**AVAILABLE DATA**
=-=-=

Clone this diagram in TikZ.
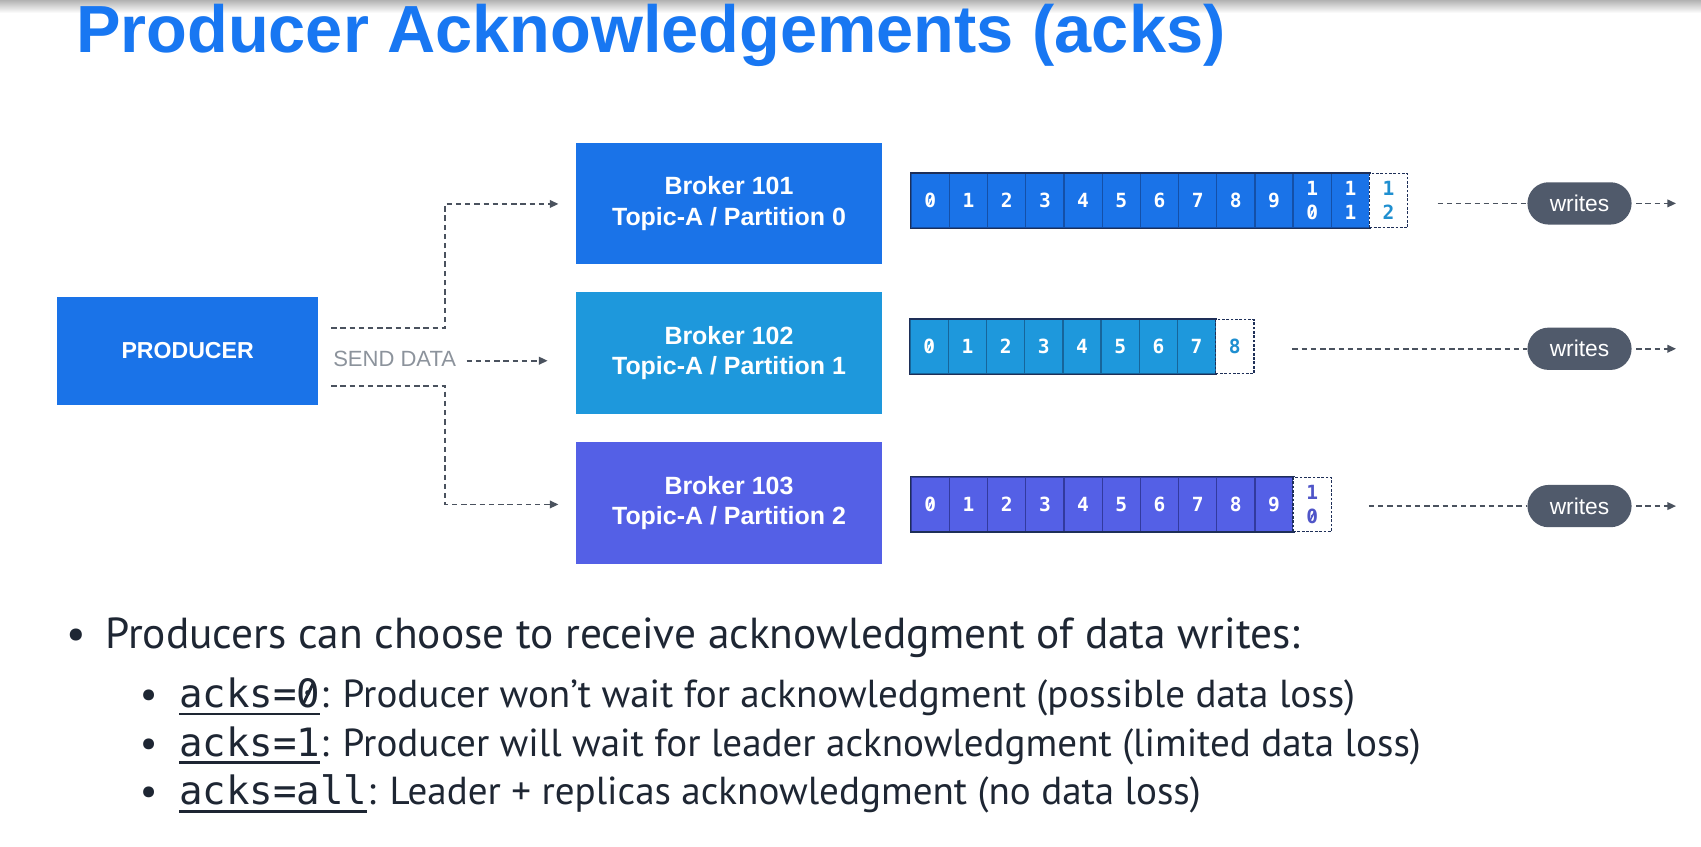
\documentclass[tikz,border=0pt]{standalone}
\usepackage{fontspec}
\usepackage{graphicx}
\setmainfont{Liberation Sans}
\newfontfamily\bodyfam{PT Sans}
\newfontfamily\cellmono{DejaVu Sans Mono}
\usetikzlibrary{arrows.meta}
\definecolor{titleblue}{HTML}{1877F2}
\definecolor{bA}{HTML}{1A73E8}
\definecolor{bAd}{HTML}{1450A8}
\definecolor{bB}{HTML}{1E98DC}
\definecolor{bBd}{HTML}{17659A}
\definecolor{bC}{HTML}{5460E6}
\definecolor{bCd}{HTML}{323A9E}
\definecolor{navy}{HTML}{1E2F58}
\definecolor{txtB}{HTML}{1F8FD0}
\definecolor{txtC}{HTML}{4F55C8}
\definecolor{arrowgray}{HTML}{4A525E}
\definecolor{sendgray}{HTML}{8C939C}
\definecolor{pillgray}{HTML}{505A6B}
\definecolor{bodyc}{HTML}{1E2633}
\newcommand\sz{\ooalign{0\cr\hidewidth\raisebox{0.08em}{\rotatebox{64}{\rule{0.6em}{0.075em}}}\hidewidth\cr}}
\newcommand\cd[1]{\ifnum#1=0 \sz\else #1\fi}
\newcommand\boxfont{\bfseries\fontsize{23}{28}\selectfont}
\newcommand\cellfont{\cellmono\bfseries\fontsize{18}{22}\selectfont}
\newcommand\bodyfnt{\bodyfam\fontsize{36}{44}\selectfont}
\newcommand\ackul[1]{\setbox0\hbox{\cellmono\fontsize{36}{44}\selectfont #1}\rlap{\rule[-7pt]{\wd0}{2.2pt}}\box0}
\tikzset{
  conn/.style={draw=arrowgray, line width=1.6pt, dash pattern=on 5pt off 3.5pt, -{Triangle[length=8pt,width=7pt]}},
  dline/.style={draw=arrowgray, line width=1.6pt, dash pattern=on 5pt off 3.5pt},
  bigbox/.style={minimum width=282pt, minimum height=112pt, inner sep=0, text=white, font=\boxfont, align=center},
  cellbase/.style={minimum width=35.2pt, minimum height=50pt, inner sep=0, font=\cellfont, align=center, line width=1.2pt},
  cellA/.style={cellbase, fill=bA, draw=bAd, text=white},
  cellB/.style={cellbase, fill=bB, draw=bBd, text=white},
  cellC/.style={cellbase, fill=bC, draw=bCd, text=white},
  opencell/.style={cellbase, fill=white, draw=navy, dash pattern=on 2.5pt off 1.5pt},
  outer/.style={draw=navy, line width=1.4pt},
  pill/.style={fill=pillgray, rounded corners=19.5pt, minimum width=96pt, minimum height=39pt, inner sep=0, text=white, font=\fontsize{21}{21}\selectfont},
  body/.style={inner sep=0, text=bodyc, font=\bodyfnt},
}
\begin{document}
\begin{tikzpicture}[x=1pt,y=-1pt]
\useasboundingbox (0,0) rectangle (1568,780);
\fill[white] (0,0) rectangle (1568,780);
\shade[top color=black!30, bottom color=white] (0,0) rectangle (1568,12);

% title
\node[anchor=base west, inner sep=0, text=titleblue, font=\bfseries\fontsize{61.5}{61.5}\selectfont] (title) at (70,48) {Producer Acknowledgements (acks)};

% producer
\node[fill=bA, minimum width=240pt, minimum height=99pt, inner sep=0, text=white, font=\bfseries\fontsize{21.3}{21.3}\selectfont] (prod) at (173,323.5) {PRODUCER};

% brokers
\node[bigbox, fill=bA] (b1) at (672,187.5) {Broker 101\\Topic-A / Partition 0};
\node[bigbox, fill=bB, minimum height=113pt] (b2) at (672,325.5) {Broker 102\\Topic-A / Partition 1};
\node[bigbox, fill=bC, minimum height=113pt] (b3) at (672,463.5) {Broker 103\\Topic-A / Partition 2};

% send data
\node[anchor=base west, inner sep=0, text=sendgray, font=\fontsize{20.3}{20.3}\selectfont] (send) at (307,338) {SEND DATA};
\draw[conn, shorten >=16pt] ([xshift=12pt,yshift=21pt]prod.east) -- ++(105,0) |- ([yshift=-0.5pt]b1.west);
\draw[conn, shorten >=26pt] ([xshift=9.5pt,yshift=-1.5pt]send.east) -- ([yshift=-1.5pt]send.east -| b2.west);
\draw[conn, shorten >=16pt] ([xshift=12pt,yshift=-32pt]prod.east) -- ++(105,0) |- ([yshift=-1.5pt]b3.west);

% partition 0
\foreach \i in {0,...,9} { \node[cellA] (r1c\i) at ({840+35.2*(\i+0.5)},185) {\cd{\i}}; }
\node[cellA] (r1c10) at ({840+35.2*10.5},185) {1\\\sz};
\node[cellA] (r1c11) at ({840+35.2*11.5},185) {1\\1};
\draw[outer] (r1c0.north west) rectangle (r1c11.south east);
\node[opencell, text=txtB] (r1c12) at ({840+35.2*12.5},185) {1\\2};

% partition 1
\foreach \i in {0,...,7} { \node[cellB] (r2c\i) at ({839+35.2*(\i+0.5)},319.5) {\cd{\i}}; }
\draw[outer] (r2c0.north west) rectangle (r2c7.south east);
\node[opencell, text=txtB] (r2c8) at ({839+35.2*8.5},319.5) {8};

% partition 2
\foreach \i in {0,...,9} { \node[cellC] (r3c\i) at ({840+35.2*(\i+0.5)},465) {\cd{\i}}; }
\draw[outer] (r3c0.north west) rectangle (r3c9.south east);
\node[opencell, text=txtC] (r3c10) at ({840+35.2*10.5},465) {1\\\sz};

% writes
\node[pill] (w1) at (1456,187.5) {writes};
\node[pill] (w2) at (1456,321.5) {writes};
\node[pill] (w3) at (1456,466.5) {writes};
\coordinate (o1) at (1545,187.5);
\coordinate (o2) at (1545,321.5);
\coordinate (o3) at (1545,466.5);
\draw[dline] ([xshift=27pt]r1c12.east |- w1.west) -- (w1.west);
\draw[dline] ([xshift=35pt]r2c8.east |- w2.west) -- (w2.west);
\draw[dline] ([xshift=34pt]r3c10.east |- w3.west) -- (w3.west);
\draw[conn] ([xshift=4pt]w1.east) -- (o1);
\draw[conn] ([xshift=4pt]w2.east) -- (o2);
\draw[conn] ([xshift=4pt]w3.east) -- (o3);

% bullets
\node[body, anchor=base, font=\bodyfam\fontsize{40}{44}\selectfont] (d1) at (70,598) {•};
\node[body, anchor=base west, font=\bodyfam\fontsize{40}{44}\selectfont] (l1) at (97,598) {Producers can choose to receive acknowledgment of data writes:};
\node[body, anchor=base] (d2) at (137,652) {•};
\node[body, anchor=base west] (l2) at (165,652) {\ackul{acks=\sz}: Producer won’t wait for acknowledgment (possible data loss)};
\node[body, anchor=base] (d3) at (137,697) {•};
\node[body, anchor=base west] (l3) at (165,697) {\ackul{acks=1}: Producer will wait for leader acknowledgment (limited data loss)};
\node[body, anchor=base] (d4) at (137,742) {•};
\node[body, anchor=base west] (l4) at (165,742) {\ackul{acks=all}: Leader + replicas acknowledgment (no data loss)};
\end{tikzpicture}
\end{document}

=-=-=

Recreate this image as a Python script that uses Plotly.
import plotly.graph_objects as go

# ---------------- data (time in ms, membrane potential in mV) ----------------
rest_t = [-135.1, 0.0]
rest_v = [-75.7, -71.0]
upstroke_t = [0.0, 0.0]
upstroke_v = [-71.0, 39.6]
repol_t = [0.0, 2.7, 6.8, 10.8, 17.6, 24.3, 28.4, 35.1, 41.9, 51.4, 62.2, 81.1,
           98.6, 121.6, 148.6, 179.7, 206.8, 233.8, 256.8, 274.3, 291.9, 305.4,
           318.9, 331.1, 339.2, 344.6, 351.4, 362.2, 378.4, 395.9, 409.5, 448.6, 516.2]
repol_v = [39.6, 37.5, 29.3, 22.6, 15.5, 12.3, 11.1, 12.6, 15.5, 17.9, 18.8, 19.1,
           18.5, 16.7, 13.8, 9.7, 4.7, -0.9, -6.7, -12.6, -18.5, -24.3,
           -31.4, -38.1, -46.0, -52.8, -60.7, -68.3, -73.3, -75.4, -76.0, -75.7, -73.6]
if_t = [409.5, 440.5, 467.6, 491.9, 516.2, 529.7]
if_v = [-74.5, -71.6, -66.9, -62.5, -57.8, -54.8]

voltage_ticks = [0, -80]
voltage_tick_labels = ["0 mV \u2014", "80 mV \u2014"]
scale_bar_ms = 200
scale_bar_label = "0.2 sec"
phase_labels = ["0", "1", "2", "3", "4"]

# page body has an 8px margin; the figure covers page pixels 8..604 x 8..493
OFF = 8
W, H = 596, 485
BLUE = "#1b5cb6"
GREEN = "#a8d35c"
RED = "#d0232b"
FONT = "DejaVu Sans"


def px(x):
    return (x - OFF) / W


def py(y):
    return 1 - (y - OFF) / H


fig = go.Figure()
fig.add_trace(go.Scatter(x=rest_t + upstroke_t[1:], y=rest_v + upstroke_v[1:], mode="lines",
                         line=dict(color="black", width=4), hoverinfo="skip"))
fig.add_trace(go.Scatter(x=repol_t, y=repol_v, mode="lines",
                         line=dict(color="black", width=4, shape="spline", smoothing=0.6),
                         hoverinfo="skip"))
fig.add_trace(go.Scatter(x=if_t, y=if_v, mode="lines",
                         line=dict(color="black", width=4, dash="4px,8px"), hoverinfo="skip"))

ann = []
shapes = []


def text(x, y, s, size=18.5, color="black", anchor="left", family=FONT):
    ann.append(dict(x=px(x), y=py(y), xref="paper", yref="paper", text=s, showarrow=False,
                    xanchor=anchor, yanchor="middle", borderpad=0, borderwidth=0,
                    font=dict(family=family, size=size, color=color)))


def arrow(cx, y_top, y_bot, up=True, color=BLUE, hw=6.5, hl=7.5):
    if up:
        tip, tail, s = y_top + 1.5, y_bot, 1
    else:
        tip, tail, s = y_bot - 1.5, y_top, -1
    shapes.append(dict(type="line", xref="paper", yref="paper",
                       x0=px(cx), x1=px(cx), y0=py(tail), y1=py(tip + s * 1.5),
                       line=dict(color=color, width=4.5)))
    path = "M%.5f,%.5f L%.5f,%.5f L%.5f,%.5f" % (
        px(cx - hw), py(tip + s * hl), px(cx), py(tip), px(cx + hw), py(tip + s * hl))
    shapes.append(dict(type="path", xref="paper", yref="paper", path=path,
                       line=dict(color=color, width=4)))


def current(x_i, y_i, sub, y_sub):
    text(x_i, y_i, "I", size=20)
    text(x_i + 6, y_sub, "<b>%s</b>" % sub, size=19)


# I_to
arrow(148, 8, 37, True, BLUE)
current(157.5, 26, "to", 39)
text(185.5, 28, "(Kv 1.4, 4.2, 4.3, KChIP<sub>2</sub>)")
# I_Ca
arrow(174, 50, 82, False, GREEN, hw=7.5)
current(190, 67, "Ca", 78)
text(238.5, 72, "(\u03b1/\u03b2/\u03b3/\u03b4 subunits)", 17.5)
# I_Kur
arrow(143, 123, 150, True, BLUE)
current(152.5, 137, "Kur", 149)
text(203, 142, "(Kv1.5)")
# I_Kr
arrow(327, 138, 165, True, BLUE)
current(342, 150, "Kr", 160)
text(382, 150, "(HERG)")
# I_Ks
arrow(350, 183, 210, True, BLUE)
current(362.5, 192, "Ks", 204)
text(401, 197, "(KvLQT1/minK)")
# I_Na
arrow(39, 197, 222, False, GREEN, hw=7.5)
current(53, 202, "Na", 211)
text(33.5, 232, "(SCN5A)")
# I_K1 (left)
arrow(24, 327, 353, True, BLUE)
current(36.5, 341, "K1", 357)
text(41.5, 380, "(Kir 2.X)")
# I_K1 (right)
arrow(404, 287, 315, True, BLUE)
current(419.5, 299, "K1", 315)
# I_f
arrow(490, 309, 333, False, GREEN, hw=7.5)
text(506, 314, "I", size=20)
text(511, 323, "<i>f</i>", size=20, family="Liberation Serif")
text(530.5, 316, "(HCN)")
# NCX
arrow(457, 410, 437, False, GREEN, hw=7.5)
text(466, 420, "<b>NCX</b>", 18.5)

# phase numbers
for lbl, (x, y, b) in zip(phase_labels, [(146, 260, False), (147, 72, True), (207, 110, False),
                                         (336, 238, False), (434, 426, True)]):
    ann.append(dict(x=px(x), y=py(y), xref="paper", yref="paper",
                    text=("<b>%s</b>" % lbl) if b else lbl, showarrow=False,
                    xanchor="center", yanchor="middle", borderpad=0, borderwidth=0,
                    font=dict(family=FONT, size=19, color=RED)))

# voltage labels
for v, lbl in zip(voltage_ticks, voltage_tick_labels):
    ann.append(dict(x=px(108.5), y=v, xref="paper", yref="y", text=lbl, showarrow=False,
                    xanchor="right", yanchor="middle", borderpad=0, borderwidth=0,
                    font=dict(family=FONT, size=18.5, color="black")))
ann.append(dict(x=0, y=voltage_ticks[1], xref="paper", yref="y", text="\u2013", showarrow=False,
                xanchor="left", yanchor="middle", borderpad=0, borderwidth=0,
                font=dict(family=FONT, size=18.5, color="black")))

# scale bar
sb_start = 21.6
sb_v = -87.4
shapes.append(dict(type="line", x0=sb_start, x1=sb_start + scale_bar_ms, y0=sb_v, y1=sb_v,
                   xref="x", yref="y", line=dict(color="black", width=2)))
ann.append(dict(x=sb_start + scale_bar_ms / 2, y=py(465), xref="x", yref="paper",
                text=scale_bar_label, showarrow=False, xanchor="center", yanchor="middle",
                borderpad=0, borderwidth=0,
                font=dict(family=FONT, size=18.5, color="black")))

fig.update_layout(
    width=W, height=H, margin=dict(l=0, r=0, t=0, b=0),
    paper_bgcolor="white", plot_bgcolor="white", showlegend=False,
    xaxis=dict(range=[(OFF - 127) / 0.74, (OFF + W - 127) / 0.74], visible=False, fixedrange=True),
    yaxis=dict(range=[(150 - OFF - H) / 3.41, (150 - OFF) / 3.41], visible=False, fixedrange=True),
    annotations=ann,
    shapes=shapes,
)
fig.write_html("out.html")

=-=-=

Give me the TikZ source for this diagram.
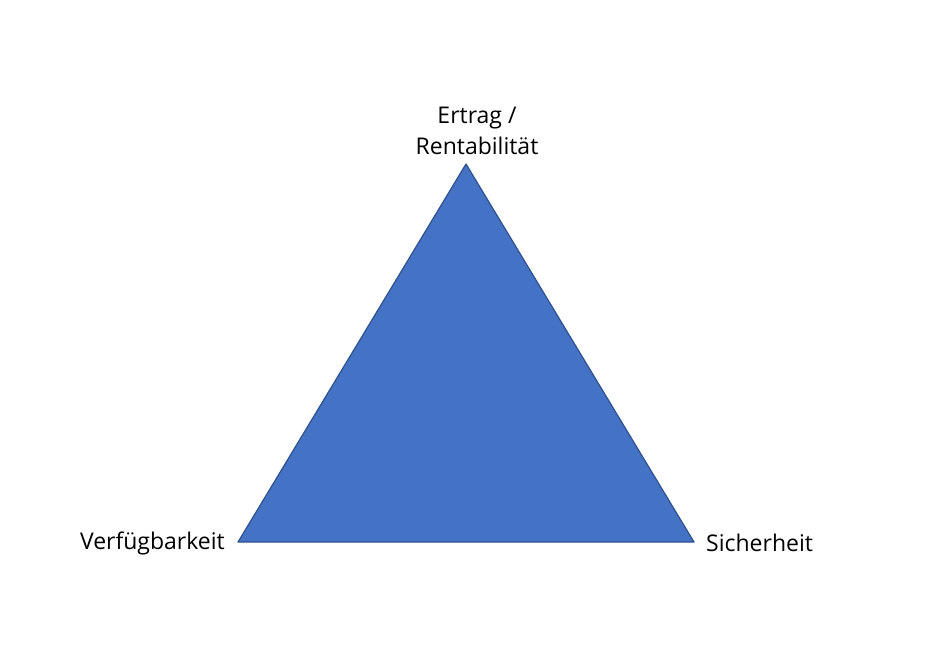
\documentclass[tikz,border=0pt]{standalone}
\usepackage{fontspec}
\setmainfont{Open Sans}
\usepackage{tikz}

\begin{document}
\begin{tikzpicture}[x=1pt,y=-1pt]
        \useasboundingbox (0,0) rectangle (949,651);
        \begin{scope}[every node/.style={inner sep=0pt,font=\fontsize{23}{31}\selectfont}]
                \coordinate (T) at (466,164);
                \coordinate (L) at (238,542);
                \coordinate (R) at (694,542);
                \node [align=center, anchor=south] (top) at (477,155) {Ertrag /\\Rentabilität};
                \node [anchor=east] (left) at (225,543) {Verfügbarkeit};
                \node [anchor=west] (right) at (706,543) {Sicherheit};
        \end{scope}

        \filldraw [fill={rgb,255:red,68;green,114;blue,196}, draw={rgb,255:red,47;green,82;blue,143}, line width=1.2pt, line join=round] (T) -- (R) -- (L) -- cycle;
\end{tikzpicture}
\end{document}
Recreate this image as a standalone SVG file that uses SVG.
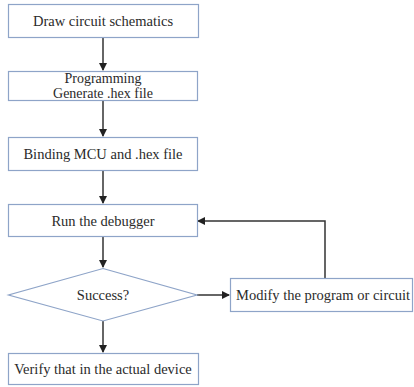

=-=-=

**WHAT IS BEING ASKED**
Retype precisely, and only, the span of lines that opens at the line containing "Recreate this image as a Python" and closes at the line containing "import plotly.graph_objects as go", both inclusive.

**TASK RESULT**
Recreate this image as a Python script that uses Plotly.
import plotly.graph_objects as go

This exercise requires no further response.